Since everything is positive, the Force and \vec{E} point in the same direction?

(-) Particle~ electron

\vec{F} = -q\vec{E}

\vec{E} and the force of the electron point in opposite directions.

The electron goes from B to A to high potential (+) region. A is closer to its destination than B.
(I'm thinking of the high potential end as the ground and A and B as an objects away from the ground.)
Since B is further off the "ground," it would have greater electric potential energy.

Is this right?
Thanks! :)

 

[collinsmark]

(+) Particle~ proton

\vec{F} = q\vec{E}

Since everything is positive, the Force and \vec{E} point in the same direction?

(-) Particle~ electron

\vec{F} = -q\vec{E}

\vec{E} and the force of the electron point in opposite directions.

Yes, that's right. Very nice.

The electron goes from B to A to high potential (+) region.
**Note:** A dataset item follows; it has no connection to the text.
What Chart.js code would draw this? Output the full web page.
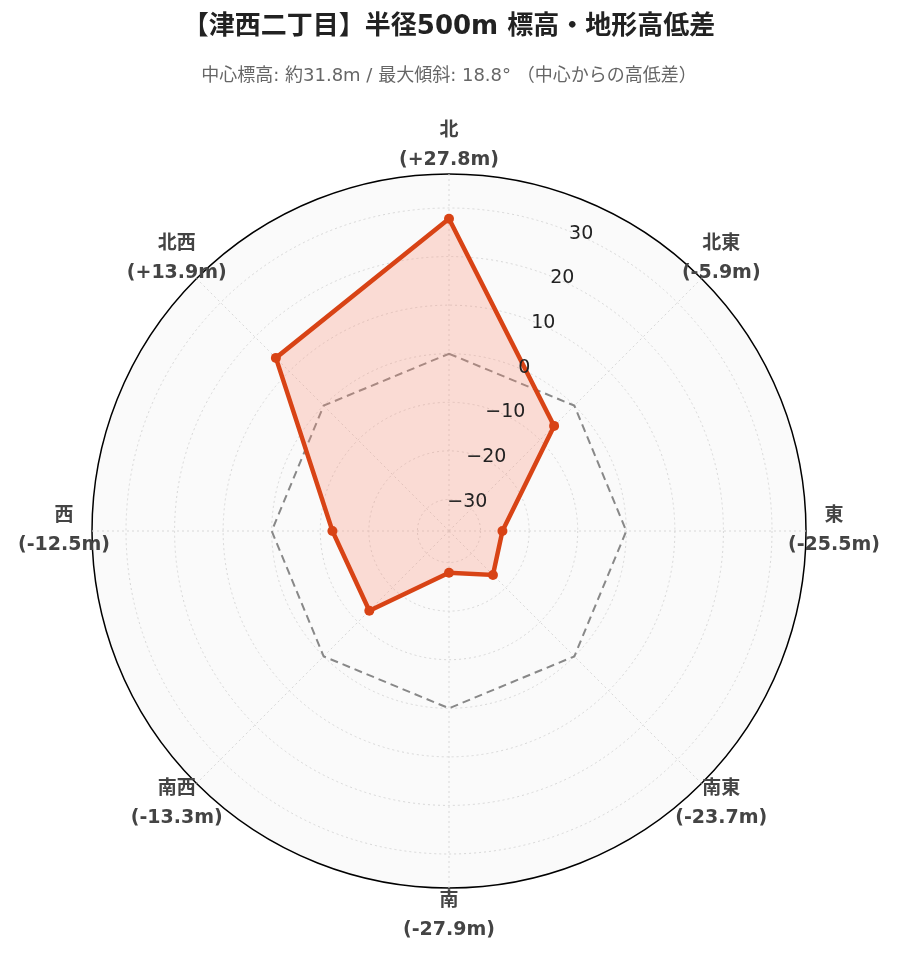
<!DOCTYPE html>
<html><head><meta charset="utf-8">
<script src="https://cdn.jsdelivr.net/npm/chart.js@4.4.0/dist/chart.umd.min.js"></script>
<style>html,body{margin:0;padding:0;background:#fff}#w{width:899px;height:962px}</style>
</head><body><div id="w"><canvas id="c"></canvas></div>
<script>
const directions = ['北','北東','東','南東','南','南西','西','北西'];
const diffs = [27.8, -5.9, -25.5, -23.7, -27.9, -13.3, -12.5, 13.9];
const zeroLine = [0,0,0,0,0,0,0,0];
const tickValues = [-30,-20,-10,0,10,20,30];
const rMin = -36.5, rMax = 37;
const fmt = v => '(' + (v>0?'+':'') + v.toFixed(1) + 'm)';
const F = '"DejaVu Sans","Noto Sans CJK JP",sans-serif';

const bgPlugin = {
  id:'bg',
  beforeDraw(chart){
    const s = chart.scales.r, ctx = chart.ctx;
    ctx.save();
    ctx.beginPath(); ctx.arc(s.xCenter, s.yCenter, s.drawingArea, 0, Math.PI*2);
    ctx.fillStyle='#fafafa'; ctx.fill(); ctx.restore();
  },
  afterDatasetsDraw(chart){
    const s = chart.scales.r, ctx = chart.ctx;
    ctx.save();
    ctx.font = '19px "DejaVu Sans",sans-serif'; ctx.fillStyle='#222';
    ctx.textAlign='center'; ctx.textBaseline='middle';
    const a = 23*Math.PI/180;
    tickValues.forEach(v=>{
      const d = s.getDistanceFromCenterForValue(v);
      ctx.fillText(String(v).replace('-','−'), s.xCenter + d*Math.sin(a)+ 6, s.yCenter - d*Math.cos(a));
    });
    ctx.font = 'bold 19px ' + F; ctx.fillStyle='#444';
    const R = s.drawingArea + 28;
    directions.forEach((d,i)=>{
      const ang = i*Math.PI/4;
      const x = s.xCenter + R*Math.sin(ang), y = s.yCenter - R*Math.cos(ang);
      ctx.fillText(d, x, y-14.5);
      ctx.fillText(fmt(diffs[i]), x, y+14.5);
    });
    ctx.restore();
  }
};

new Chart(document.getElementById('c'), {
  type:'radar',
  data:{
    labels: directions,
    datasets:[
      {data: zeroLine, borderColor:'#888', borderDash:[8,5], borderWidth:2, fill:false, pointRadius:0, order:2},
      {data: diffs, borderColor:'#d84315', backgroundColor:'rgba(252,140,115,0.28)', borderWidth:4.5, fill:'start',
       pointRadius:5, pointBackgroundColor:'#d84315', pointBorderColor:'#d84315', pointBorderWidth:0, order:1}
    ]
  },
  options:{
    responsive:true, maintainAspectRatio:false, animation:false,
    layout:{padding:{top:0,bottom:68,left:92,right:93}},
    plugins:{
      legend:{display:false}, tooltip:{enabled:false},
      title:{display:true, text:'【津西二丁目】半径500m 標高・地形高低差', color:'#222', font:{family:F,size:26,weight:'bold'}, padding:{top:12,bottom:22}},
      subtitle:{display:true, text:'中心標高: 約31.8m / 最大傾斜: 18.8° （中心からの高低差）', color:'#666', font:{family:F,size:18}, padding:{bottom:82}}
    },
    scales:{
      r:{
        min:rMin, max:rMax,
        afterBuildTicks(s){ s.ticks = [rMin, ...tickValues, rMax].map(v=>({value:v})); },
        ticks:{display:false},
        grid:{circular:true, color: c => c.index === 8 ? '#000' : '#d8d8d8', lineWidth: c => c.index===8?1.5:1},
        border:{dash: c => c.index === 8 ? [] : [2,3]},
        angleLines:{color:'#d8d8d8', borderDash:[2,3]},
        pointLabels:{display:false}
      }
    }
  },
  plugins:[bgPlugin]
});
</script></body></html>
Yes, A has the higher electric potential. (Not necessarily to be equated with higher potential energy -- certainly not in this case anyway.)

A is closer to its destination than B.
(I'm thinking of the high potential end as the ground and A and B as an objects away from the ground.)
Since B is further off the "ground," it would have greater electric potential energy.

Is this right?
Thanks! :)

Yes, an electron at location B has a higher potential energy than it would if it were at location A (only concerning ourselves with electrostatic forces).

I sympathize with you that the naming of "electric potential" was a poor choice of naming to describe the phenomenon. It's so easily confused with "potential energy" by its name. You are not alone in being a bit confused by naming. Unfortunately, it's probably here to stay. "Electric potential" is so ingrained in the vernacular of the subject that there's no chance of it changing any time soon. Just try to keep in mind that "electric potential" and "potential energy," while related, are separate concepts.

If it helps, electric potential gives you the potential energy of a positive test charge. But it has to be a positive test charge. If the charge you are working with is negative, the potential energy needs to flip signs too, for the same electric potential.